Begin Working data

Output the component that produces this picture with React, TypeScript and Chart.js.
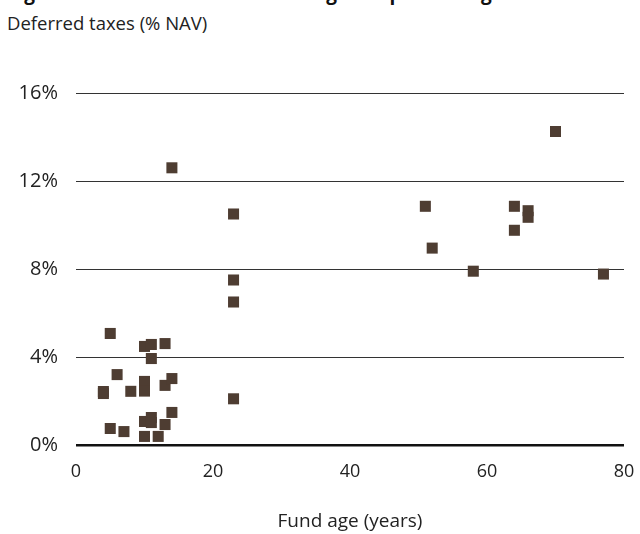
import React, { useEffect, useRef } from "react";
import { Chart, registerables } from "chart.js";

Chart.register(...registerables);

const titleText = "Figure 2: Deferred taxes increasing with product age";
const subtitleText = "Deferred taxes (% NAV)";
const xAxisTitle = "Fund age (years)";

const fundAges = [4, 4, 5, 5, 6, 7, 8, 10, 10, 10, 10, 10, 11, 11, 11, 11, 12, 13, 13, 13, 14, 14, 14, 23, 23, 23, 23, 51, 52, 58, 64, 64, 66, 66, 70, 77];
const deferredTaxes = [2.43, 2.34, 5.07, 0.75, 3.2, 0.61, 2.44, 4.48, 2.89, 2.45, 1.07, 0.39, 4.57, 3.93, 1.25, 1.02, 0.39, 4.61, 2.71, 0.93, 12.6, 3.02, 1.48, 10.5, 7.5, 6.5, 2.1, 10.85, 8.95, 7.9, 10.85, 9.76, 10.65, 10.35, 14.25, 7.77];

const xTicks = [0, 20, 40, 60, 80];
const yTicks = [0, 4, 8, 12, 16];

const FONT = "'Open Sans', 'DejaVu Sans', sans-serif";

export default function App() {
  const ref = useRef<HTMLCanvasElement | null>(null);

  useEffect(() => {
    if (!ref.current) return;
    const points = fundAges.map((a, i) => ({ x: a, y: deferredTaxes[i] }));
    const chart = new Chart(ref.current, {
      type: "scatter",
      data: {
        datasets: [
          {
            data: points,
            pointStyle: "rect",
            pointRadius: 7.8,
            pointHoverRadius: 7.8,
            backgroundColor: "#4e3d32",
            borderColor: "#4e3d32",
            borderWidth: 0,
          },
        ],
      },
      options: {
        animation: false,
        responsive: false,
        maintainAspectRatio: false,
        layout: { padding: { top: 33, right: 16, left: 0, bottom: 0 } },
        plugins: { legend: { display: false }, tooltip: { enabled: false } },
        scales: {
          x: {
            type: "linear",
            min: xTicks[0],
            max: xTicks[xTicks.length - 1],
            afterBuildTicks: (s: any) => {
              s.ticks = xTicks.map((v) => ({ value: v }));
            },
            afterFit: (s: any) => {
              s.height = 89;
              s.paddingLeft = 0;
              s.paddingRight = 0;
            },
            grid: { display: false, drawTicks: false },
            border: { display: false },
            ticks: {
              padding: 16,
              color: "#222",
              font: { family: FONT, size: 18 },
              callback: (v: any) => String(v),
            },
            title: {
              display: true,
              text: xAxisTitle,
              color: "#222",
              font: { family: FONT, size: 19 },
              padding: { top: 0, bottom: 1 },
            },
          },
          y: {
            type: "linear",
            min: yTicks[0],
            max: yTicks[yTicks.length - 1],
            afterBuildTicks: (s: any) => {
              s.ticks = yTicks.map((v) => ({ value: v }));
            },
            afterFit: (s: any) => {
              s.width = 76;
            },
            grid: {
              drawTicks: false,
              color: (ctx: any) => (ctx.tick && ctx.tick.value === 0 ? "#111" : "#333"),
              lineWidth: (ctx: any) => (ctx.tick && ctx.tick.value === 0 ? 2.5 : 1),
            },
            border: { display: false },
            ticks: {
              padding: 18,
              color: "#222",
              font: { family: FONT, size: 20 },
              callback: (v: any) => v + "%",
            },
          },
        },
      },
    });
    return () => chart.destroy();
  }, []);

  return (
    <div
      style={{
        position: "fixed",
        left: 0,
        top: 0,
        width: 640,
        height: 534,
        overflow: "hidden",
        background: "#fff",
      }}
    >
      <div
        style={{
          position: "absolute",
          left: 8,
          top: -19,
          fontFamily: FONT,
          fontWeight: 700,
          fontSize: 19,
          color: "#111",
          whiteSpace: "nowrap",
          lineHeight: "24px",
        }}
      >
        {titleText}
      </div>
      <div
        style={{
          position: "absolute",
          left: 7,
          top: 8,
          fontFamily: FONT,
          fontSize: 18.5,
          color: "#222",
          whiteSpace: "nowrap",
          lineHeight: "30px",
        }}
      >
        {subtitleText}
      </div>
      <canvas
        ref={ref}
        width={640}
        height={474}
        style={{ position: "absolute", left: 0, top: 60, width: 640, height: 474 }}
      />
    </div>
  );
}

End Working data
Begin Working data

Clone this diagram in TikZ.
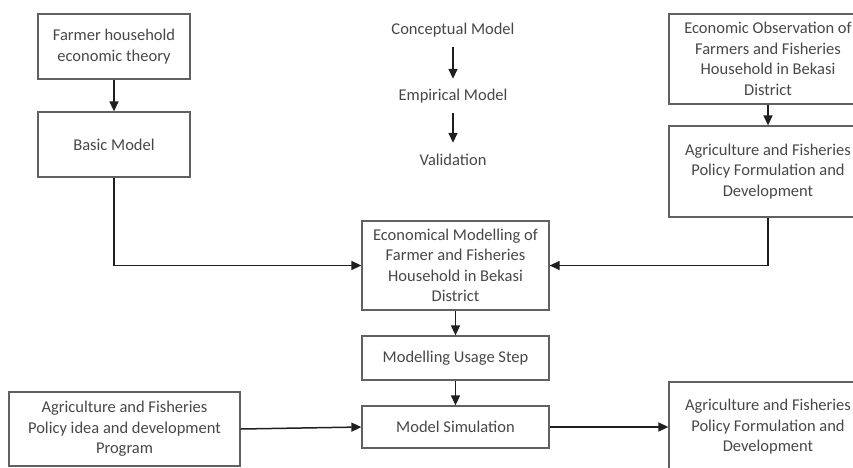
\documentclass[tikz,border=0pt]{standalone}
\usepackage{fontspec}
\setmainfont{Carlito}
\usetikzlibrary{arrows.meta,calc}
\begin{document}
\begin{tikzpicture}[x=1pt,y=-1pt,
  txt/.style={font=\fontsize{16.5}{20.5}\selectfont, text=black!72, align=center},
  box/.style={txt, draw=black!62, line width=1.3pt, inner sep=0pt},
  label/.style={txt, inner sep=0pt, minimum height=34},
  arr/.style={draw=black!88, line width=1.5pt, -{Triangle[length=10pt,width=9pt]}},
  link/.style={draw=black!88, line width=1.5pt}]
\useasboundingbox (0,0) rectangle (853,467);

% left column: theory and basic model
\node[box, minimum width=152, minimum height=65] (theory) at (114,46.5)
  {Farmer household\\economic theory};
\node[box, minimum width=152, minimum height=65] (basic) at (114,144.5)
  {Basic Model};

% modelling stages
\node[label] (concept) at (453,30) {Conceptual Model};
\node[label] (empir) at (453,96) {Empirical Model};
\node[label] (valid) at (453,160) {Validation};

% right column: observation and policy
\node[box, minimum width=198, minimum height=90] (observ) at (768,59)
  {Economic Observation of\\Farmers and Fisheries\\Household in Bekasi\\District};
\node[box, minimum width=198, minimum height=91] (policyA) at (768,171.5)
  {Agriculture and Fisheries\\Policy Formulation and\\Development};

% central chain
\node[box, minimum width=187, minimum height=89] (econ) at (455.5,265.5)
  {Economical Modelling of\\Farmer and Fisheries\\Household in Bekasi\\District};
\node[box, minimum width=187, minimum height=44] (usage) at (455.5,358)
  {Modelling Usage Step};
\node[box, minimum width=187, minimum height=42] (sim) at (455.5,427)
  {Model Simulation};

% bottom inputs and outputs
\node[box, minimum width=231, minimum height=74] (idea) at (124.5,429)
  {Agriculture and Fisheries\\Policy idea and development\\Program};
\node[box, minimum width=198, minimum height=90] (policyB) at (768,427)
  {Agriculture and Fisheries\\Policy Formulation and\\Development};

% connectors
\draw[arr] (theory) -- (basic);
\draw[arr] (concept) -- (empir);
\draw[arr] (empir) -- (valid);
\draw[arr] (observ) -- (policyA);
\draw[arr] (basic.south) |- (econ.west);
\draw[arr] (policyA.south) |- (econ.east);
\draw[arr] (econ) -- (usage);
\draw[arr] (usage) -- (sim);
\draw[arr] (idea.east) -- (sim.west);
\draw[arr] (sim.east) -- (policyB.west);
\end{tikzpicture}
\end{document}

End Working data

## What you need to do
Skip all pictures. Retype exactly the span whose first line is the one with "Clone this diagram in TikZ." and whose last line is the one with "(0,0) rectangle (853,467);".

## Exercise answer
Clone this diagram in TikZ.
\documentclass[tikz,border=0pt]{standalone}
\usepackage{fontspec}
\setmainfont{Carlito}
\usetikzlibrary{arrows.meta,calc}
\begin{document}
\begin{tikzpicture}[x=1pt,y=-1pt,
  txt/.style={font=\fontsize{16.5}{20.5}\selectfont, text=black!72, align=center},
  box/.style={txt, draw=black!62, line width=1.3pt, inner sep=0pt},
  label/.style={txt, inner sep=0pt, minimum height=34},
  arr/.style={draw=black!88, line width=1.5pt, -{Triangle[length=10pt,width=9pt]}},
  link/.style={draw=black!88, line width=1.5pt}]
\useasboundingbox (0,0) rectangle (853,467);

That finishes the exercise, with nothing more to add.